Dataset extract →
---*---
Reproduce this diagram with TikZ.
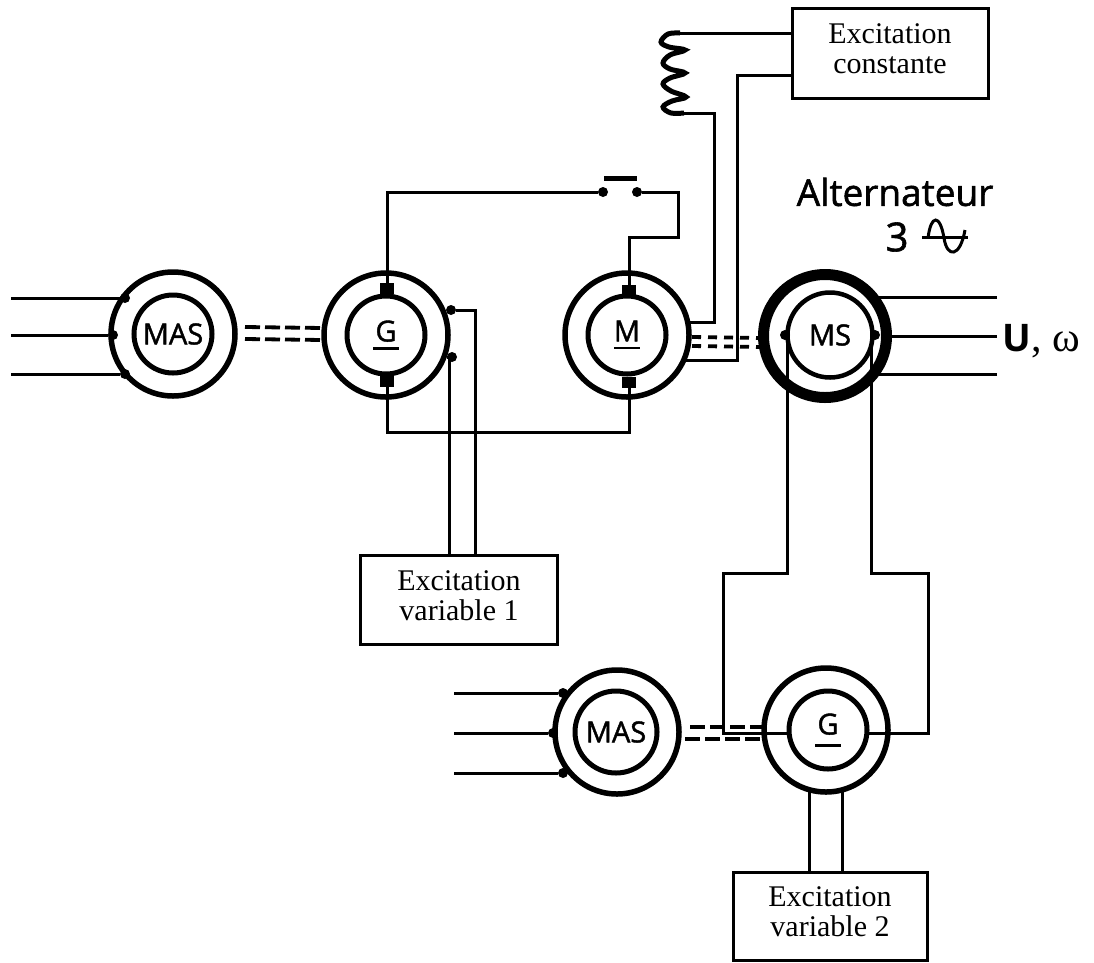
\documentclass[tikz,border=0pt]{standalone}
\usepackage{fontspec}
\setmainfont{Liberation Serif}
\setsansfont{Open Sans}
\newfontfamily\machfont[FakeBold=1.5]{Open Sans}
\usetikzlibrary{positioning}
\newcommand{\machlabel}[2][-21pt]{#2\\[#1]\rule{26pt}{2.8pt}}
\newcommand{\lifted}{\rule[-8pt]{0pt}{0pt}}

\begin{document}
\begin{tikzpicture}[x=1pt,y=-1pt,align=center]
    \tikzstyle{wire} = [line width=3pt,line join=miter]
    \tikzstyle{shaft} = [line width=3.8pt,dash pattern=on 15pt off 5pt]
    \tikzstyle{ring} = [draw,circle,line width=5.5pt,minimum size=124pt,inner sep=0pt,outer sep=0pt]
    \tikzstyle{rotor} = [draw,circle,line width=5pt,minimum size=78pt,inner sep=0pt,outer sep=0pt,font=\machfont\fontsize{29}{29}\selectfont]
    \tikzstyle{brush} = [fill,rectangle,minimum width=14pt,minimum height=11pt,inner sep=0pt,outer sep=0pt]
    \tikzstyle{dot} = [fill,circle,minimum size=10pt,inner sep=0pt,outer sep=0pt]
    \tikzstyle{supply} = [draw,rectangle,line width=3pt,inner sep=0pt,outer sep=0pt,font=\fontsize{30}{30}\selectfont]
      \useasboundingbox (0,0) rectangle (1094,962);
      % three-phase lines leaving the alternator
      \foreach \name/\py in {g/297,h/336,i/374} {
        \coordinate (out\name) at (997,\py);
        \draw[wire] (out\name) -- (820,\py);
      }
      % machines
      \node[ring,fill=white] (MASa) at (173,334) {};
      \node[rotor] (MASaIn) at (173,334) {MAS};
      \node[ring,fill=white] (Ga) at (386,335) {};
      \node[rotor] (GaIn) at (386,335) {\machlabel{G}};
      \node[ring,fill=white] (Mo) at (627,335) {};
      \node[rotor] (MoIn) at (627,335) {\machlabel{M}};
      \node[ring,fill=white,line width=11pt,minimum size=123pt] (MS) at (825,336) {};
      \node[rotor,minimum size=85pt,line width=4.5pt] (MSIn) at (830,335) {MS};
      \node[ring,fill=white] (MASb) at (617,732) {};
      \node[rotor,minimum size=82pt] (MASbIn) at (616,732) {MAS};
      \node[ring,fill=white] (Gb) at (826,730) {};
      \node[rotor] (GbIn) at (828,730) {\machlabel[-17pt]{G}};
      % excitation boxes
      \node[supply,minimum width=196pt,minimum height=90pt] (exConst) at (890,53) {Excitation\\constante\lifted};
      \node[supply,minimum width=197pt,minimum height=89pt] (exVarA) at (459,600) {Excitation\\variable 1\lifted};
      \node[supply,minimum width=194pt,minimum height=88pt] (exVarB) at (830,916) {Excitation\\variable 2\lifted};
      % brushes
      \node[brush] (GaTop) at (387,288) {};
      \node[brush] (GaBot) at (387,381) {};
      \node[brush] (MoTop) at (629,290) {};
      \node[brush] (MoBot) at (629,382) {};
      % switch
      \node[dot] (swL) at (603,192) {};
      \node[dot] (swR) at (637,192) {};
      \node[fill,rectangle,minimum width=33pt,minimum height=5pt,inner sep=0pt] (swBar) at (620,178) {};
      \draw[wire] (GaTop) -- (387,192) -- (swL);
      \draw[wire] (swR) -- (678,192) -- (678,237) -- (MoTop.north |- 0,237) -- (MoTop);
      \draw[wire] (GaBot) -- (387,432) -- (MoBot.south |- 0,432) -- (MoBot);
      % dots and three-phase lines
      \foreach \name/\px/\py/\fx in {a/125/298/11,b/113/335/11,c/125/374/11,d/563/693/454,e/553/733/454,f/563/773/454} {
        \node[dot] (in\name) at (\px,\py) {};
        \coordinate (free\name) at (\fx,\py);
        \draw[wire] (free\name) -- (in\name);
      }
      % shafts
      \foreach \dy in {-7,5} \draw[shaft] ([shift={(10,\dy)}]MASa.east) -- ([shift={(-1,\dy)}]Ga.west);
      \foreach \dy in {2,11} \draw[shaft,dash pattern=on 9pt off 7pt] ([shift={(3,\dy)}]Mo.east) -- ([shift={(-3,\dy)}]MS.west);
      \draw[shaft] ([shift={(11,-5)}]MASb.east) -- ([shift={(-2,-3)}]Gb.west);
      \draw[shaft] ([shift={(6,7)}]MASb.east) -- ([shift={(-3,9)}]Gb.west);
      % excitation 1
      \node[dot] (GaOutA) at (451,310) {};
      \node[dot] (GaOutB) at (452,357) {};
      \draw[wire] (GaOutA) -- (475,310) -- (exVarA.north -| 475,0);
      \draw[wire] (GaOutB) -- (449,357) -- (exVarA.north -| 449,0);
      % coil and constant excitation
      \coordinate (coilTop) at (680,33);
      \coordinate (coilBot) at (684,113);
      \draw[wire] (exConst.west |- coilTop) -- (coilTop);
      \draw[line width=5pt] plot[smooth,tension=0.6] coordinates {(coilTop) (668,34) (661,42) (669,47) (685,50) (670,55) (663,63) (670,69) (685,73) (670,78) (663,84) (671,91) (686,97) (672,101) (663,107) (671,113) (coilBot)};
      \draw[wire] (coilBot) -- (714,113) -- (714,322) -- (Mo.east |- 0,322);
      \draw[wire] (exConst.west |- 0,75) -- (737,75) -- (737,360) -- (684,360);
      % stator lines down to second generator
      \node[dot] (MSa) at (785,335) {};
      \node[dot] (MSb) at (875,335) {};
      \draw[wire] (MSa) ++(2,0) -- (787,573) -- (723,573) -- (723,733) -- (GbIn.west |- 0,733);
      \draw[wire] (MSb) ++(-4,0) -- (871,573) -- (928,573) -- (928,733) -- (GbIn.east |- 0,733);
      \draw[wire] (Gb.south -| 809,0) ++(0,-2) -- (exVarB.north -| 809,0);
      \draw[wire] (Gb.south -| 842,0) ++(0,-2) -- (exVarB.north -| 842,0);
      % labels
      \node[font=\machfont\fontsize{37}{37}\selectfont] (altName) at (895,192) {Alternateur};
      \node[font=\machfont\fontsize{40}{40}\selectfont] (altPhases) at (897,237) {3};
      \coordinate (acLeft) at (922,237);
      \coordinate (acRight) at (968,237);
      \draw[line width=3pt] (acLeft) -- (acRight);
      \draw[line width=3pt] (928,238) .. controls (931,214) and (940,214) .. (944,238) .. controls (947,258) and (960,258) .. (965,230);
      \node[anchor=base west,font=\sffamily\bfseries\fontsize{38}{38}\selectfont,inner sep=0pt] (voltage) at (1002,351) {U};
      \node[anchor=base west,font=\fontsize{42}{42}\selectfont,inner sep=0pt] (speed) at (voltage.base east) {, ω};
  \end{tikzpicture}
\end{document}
---*---
Task statement → Return the listing above in full and without alteration, excluding its pictures.

Written response →
Reproduce this diagram with TikZ.
\documentclass[tikz,border=0pt]{standalone}
\usepackage{fontspec}
\setmainfont{Liberation Serif}
\setsansfont{Open Sans}
\newfontfamily\machfont[FakeBold=1.5]{Open Sans}
\usetikzlibrary{positioning}
\newcommand{\machlabel}[2][-21pt]{#2\\[#1]\rule{26pt}{2.8pt}}
\newcommand{\lifted}{\rule[-8pt]{0pt}{0pt}}

\begin{document}
\begin{tikzpicture}[x=1pt,y=-1pt,align=center]
    \tikzstyle{wire} = [line width=3pt,line join=miter]
    \tikzstyle{shaft} = [line width=3.8pt,dash pattern=on 15pt off 5pt]
    \tikzstyle{ring} = [draw,circle,line width=5.5pt,minimum size=124pt,inner sep=0pt,outer sep=0pt]
    \tikzstyle{rotor} = [draw,circle,line width=5pt,minimum size=78pt,inner sep=0pt,outer sep=0pt,font=\machfont\fontsize{29}{29}\selectfont]
    \tikzstyle{brush} = [fill,rectangle,minimum width=14pt,minimum height=11pt,inner sep=0pt,outer sep=0pt]
    \tikzstyle{dot} = [fill,circle,minimum size=10pt,inner sep=0pt,outer sep=0pt]
    \tikzstyle{supply} = [draw,rectangle,line width=3pt,inner sep=0pt,outer sep=0pt,font=\fontsize{30}{30}\selectfont]
      \useasboundingbox (0,0) rectangle (1094,962);
      % three-phase lines leaving the alternator
      \foreach \name/\py in {g/297,h/336,i/374} {
        \coordinate (out\name) at (997,\py);
        \draw[wire] (out\name) -- (820,\py);
      }
      % machines
      \node[ring,fill=white] (MASa) at (173,334) {};
      \node[rotor] (MASaIn) at (173,334) {MAS};
      \node[ring,fill=white] (Ga) at (386,335) {};
      \node[rotor] (GaIn) at (386,335) {\machlabel{G}};
      \node[ring,fill=white] (Mo) at (627,335) {};
      \node[rotor] (MoIn) at (627,335) {\machlabel{M}};
      \node[ring,fill=white,line width=11pt,minimum size=123pt] (MS) at (825,336) {};
      \node[rotor,minimum size=85pt,line width=4.5pt] (MSIn) at (830,335) {MS};
      \node[ring,fill=white] (MASb) at (617,732) {};
      \node[rotor,minimum size=82pt] (MASbIn) at (616,732) {MAS};
      \node[ring,fill=white] (Gb) at (826,730) {};
      \node[rotor] (GbIn) at (828,730) {\machlabel[-17pt]{G}};
      % excitation boxes
      \node[supply,minimum width=196pt,minimum height=90pt] (exConst) at (890,53) {Excitation\\constante\lifted};
      \node[supply,minimum width=197pt,minimum height=89pt] (exVarA) at (459,600) {Excitation\\variable 1\lifted};
      \node[supply,minimum width=194pt,minimum height=88pt] (exVarB) at (830,916) {Excitation\\variable 2\lifted};
      % brushes
      \node[brush] (GaTop) at (387,288) {};
      \node[brush] (GaBot) at (387,381) {};
      \node[brush] (MoTop) at (629,290) {};
      \node[brush] (MoBot) at (629,382) {};
      % switch
      \node[dot] (swL) at (603,192) {};
      \node[dot] (swR) at (637,192) {};
      \node[fill,rectangle,minimum width=33pt,minimum height=5pt,inner sep=0pt] (swBar) at (620,178) {};
      \draw[wire] (GaTop) -- (387,192) -- (swL);
      \draw[wire] (swR) -- (678,192) -- (678,237) -- (MoTop.north |- 0,237) -- (MoTop);
      \draw[wire] (GaBot) -- (387,432) -- (MoBot.south |- 0,432) -- (MoBot);
      % dots and three-phase lines
      \foreach \name/\px/\py/\fx in {a/125/298/11,b/113/335/11,c/125/374/11,d/563/693/454,e/553/733/454,f/563/773/454} {
        \node[dot] (in\name) at (\px,\py) {};
        \coordinate (free\name) at (\fx,\py);
        \draw[wire] (free\name) -- (in\name);
      }
      % shafts
      \foreach \dy in {-7,5} \draw[shaft] ([shift={(10,\dy)}]MASa.east) -- ([shift={(-1,\dy)}]Ga.west);
      \foreach \dy in {2,11} \draw[shaft,dash pattern=on 9pt off 7pt] ([shift={(3,\dy)}]Mo.east) -- ([shift={(-3,\dy)}]MS.west);
      \draw[shaft] ([shift={(11,-5)}]MASb.east) -- ([shift={(-2,-3)}]Gb.west);
      \draw[shaft] ([shift={(6,7)}]MASb.east) -- ([shift={(-3,9)}]Gb.west);
      % excitation 1
      \node[dot] (GaOutA) at (451,310) {};
      \node[dot] (GaOutB) at (452,357) {};
      \draw[wire] (GaOutA) -- (475,310) -- (exVarA.north -| 475,0);
      \draw[wire] (GaOutB) -- (449,357) -- (exVarA.north -| 449,0);
      % coil and constant excitation
      \coordinate (coilTop) at (680,33);
      \coordinate (coilBot) at (684,113);
      \draw[wire] (exConst.west |- coilTop) -- (coilTop);
      \draw[line width=5pt] plot[smooth,tension=0.6] coordinates {(coilTop) (668,34) (661,42) (669,47) (685,50) (670,55) (663,63) (670,69) (685,73) (670,78) (663,84) (671,91) (686,97) (672,101) (663,107) (671,113) (coilBot)};
      \draw[wire] (coilBot) -- (714,113) -- (714,322) -- (Mo.east |- 0,322);
      \draw[wire] (exConst.west |- 0,75) -- (737,75) -- (737,360) -- (684,360);
      % stator lines down to second generator
      \node[dot] (MSa) at (785,335) {};
      \node[dot] (MSb) at (875,335) {};
      \draw[wire] (MSa) ++(2,0) -- (787,573) -- (723,573) -- (723,733) -- (GbIn.west |- 0,733);
      \draw[wire] (MSb) ++(-4,0) -- (871,573) -- (928,573) -- (928,733) -- (GbIn.east |- 0,733);
      \draw[wire] (Gb.south -| 809,0) ++(0,-2) -- (exVarB.north -| 809,0);
      \draw[wire] (Gb.south -| 842,0) ++(0,-2) -- (exVarB.north -| 842,0);
      % labels
      \node[font=\machfont\fontsize{37}{37}\selectfont] (altName) at (895,192) {Alternateur};
      \node[font=\machfont\fontsize{40}{40}\selectfont] (altPhases) at (897,237) {3};
      \coordinate (acLeft) at (922,237);
      \coordinate (acRight) at (968,237);
      \draw[line width=3pt] (acLeft) -- (acRight);
      \draw[line width=3pt] (928,238) .. controls (931,214) and (940,214) .. (944,238) .. controls (947,258) and (960,258) .. (965,230);
      \node[anchor=base west,font=\sffamily\bfseries\fontsize{38}{38}\selectfont,inner sep=0pt] (voltage) at (1002,351) {U};
      \node[anchor=base west,font=\fontsize{42}{42}\selectfont,inner sep=0pt] (speed) at (voltage.base east) {, ω};
  \end{tikzpicture}
\end{document}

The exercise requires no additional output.